* START Material for this task *

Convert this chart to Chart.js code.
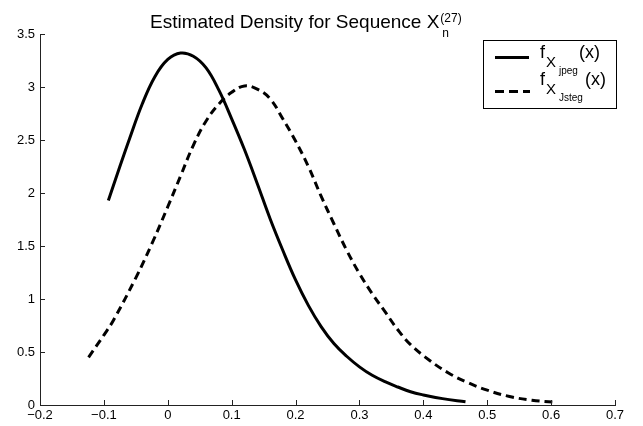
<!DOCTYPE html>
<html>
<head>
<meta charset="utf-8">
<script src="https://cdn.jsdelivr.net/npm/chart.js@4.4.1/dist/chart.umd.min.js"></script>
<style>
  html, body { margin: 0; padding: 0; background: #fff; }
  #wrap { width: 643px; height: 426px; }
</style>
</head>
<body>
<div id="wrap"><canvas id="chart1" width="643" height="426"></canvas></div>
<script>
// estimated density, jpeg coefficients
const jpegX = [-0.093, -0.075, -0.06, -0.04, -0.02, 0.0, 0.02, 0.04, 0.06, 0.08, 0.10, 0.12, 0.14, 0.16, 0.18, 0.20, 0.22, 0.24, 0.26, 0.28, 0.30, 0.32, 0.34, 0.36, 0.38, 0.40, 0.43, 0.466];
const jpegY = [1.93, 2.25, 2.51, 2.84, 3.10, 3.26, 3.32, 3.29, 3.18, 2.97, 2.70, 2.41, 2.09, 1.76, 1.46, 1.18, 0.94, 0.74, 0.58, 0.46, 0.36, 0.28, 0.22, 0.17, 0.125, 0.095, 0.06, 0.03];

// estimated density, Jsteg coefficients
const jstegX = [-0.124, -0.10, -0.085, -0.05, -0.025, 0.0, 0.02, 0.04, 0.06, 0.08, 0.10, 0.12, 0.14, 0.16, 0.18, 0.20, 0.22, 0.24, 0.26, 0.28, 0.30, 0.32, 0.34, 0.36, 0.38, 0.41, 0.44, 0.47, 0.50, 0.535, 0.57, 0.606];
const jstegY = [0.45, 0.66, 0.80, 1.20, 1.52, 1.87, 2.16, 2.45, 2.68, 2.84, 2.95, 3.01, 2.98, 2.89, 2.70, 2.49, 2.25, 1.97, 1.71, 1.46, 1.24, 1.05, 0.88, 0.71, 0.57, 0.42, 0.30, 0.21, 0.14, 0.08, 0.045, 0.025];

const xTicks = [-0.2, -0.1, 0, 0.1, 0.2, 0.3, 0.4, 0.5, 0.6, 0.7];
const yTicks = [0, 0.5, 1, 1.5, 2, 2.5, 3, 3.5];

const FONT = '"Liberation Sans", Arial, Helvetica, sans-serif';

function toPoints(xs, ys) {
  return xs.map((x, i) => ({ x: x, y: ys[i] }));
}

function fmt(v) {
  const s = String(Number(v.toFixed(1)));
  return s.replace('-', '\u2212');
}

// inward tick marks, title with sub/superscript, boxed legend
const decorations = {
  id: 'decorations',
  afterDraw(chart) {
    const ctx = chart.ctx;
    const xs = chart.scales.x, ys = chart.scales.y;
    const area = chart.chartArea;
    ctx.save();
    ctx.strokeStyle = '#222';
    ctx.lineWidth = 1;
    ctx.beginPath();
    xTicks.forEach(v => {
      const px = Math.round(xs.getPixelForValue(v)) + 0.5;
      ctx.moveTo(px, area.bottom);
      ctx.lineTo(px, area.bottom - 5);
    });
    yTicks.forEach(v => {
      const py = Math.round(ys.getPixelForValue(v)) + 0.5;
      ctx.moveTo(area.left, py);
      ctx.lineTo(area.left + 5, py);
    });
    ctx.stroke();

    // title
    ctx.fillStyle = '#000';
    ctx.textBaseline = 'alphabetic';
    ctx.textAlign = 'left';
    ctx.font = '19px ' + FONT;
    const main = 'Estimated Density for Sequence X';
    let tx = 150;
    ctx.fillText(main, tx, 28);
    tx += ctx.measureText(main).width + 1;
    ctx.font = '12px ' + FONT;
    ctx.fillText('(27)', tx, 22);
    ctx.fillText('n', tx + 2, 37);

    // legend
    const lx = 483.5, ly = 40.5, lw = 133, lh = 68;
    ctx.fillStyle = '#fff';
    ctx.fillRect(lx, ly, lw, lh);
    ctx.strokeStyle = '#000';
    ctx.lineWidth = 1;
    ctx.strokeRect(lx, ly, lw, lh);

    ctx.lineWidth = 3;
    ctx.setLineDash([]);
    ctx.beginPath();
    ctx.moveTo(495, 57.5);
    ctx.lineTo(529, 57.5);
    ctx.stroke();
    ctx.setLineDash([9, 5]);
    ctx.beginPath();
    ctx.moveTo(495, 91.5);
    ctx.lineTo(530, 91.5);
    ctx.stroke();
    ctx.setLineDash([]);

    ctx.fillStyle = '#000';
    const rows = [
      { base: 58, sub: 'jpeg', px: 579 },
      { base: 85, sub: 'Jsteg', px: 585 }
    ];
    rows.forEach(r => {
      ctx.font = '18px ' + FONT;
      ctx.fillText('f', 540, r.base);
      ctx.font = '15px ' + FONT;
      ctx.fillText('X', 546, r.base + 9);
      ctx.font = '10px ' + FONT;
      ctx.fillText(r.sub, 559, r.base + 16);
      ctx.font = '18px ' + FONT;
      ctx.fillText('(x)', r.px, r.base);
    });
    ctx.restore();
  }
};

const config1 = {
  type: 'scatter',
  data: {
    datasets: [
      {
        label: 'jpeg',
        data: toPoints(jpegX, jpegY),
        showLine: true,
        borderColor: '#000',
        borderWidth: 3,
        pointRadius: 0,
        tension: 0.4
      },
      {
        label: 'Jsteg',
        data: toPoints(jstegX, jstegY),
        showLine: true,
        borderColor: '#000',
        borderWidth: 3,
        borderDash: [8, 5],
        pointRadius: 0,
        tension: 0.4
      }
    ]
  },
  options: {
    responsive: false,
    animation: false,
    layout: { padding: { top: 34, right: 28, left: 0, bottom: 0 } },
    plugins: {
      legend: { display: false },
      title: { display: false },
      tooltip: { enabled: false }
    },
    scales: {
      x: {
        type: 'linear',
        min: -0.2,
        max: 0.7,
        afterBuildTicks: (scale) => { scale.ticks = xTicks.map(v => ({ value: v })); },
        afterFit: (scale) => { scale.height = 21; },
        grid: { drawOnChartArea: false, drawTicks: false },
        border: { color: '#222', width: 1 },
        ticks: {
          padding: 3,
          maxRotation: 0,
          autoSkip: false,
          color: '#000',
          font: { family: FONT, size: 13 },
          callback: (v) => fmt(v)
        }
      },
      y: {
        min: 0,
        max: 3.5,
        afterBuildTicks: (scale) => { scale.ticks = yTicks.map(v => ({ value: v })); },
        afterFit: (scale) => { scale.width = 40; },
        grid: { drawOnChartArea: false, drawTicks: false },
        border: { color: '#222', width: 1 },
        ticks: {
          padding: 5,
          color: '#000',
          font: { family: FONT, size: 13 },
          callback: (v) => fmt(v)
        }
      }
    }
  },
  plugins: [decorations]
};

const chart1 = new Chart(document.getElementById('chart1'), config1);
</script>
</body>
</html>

* END Material for this task *
* START Material for this task *

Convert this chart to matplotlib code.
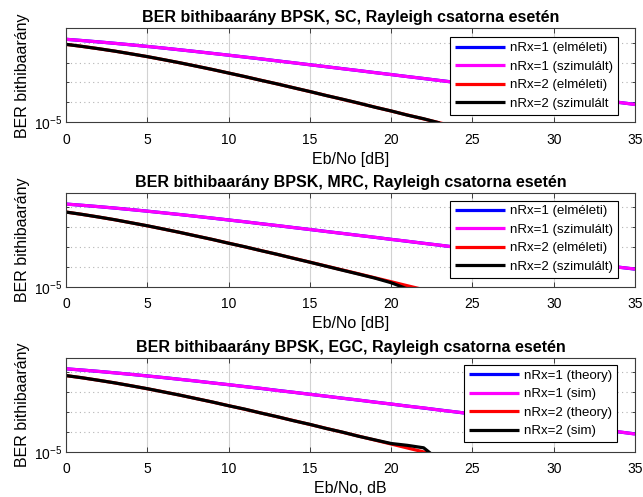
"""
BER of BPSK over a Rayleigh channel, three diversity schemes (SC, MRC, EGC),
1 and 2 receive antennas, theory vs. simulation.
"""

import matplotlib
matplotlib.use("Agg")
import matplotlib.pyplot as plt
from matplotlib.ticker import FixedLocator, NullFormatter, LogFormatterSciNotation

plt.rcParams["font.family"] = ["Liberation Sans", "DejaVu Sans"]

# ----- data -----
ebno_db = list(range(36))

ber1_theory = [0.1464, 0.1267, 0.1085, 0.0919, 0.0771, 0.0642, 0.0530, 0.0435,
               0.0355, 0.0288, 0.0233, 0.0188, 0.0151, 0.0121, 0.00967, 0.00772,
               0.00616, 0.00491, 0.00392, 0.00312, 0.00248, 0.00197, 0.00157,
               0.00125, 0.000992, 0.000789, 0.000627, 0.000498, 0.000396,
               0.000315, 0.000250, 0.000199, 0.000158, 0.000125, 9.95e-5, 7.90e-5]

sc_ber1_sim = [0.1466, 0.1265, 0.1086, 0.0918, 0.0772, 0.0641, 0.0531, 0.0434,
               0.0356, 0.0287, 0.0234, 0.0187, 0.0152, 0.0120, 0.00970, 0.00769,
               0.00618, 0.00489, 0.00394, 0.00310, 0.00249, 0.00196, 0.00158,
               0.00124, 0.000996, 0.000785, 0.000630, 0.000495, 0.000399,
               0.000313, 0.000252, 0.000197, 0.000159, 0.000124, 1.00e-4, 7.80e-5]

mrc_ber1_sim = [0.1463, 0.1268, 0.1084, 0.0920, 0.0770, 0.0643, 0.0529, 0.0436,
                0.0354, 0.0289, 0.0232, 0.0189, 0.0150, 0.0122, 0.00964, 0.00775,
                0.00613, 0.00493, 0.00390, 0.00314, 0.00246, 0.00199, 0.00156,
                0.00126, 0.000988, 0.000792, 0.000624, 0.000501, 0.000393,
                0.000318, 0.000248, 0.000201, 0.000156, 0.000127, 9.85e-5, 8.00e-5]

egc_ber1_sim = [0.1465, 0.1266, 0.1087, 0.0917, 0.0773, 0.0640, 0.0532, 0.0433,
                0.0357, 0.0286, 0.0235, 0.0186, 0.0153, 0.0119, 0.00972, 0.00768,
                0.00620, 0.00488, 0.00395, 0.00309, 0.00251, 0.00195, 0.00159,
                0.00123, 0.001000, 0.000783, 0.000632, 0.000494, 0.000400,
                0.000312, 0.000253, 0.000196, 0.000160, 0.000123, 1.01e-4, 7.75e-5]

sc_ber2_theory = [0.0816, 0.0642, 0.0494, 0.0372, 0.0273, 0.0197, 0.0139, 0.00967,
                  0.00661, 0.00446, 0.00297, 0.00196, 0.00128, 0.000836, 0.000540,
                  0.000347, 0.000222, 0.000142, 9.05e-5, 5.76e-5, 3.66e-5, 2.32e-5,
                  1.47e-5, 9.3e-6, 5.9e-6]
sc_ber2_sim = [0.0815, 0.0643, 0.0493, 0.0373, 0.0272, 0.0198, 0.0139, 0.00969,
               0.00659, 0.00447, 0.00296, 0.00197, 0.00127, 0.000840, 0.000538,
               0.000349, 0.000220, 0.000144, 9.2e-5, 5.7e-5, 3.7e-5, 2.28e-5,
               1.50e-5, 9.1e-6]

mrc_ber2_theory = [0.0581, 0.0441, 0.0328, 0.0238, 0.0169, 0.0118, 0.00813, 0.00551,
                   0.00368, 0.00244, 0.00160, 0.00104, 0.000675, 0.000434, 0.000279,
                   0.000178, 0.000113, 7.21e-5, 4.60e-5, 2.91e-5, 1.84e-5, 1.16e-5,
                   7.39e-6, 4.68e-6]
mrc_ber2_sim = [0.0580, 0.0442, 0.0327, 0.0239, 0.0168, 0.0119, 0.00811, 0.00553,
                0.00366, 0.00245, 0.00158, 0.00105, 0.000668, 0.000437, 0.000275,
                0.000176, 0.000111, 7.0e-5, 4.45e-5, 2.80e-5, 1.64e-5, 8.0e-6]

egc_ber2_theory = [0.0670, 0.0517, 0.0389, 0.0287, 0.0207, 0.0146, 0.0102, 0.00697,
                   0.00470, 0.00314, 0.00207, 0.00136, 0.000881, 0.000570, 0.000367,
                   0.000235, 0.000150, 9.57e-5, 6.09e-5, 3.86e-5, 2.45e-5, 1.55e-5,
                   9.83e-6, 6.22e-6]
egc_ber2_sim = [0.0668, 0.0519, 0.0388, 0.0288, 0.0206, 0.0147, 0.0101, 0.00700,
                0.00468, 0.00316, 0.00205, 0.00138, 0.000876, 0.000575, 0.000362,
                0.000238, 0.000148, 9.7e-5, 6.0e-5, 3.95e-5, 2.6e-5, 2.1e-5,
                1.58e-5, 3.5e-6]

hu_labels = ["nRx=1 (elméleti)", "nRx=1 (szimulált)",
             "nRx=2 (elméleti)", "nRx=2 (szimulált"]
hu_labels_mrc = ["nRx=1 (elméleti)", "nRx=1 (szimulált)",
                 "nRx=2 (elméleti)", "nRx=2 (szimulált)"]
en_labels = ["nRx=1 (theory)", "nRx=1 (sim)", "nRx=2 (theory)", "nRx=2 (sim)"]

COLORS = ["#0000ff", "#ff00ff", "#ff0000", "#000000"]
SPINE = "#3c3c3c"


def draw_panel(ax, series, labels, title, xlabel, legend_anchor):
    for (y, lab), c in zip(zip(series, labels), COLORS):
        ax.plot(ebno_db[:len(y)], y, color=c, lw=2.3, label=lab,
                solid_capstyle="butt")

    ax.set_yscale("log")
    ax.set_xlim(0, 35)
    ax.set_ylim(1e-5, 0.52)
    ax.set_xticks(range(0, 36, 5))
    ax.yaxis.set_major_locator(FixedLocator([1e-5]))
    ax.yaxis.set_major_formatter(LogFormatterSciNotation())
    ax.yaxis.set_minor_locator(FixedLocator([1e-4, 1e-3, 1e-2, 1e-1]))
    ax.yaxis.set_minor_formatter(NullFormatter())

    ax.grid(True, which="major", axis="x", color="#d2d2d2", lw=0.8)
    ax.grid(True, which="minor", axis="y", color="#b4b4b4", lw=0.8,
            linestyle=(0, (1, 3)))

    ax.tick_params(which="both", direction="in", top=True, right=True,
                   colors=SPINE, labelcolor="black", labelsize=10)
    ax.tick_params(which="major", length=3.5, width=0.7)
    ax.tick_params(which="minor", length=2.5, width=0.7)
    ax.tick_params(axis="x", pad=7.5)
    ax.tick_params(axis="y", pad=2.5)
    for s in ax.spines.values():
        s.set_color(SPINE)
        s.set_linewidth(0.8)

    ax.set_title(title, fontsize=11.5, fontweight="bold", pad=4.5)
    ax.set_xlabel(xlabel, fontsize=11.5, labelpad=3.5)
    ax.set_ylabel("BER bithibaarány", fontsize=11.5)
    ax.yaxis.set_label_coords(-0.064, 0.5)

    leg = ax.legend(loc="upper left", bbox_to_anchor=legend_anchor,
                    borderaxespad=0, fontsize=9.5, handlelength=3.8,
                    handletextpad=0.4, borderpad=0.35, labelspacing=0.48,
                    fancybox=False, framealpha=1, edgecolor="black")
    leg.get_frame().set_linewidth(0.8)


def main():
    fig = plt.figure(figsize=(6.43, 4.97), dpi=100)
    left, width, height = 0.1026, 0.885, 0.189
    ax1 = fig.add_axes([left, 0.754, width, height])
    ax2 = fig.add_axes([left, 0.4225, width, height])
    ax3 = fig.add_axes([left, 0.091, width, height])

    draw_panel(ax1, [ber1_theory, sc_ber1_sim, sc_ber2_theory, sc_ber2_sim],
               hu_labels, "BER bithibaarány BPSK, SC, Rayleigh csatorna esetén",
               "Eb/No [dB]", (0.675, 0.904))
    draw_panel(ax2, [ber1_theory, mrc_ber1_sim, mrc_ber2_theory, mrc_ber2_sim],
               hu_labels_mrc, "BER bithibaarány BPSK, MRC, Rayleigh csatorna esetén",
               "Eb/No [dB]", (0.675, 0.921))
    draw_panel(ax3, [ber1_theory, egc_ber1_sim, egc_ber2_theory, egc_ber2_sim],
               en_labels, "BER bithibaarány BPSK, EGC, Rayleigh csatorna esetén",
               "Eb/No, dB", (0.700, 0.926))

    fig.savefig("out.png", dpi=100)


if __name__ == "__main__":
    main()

* END Material for this task *

Copy exactly the material above from the line with "Convert this chart to matplotlib code." to the line with "0.000124, 1.00e-4, 7.80e-5]", ends included, and nothing else. Leave out any picture.

▶ [Correct answer]
Convert this chart to matplotlib code.
"""
BER of BPSK over a Rayleigh channel, three diversity schemes (SC, MRC, EGC),
1 and 2 receive antennas, theory vs. simulation.
"""

import matplotlib
matplotlib.use("Agg")
import matplotlib.pyplot as plt
from matplotlib.ticker import FixedLocator, NullFormatter, LogFormatterSciNotation

plt.rcParams["font.family"] = ["Liberation Sans", "DejaVu Sans"]

# ----- data -----
ebno_db = list(range(36))

ber1_theory = [0.1464, 0.1267, 0.1085, 0.0919, 0.0771, 0.0642, 0.0530, 0.0435,
               0.0355, 0.0288, 0.0233, 0.0188, 0.0151, 0.0121, 0.00967, 0.00772,
               0.00616, 0.00491, 0.00392, 0.00312, 0.00248, 0.00197, 0.00157,
               0.00125, 0.000992, 0.000789, 0.000627, 0.000498, 0.000396,
               0.000315, 0.000250, 0.000199, 0.000158, 0.000125, 9.95e-5, 7.90e-5]

sc_ber1_sim = [0.1466, 0.1265, 0.1086, 0.0918, 0.0772, 0.0641, 0.0531, 0.0434,
               0.0356, 0.0287, 0.0234, 0.0187, 0.0152, 0.0120, 0.00970, 0.00769,
               0.00618, 0.00489, 0.00394, 0.00310, 0.00249, 0.00196, 0.00158,
               0.00124, 0.000996, 0.000785, 0.000630, 0.000495, 0.000399,
               0.000313, 0.000252, 0.000197, 0.000159, 0.000124, 1.00e-4, 7.80e-5]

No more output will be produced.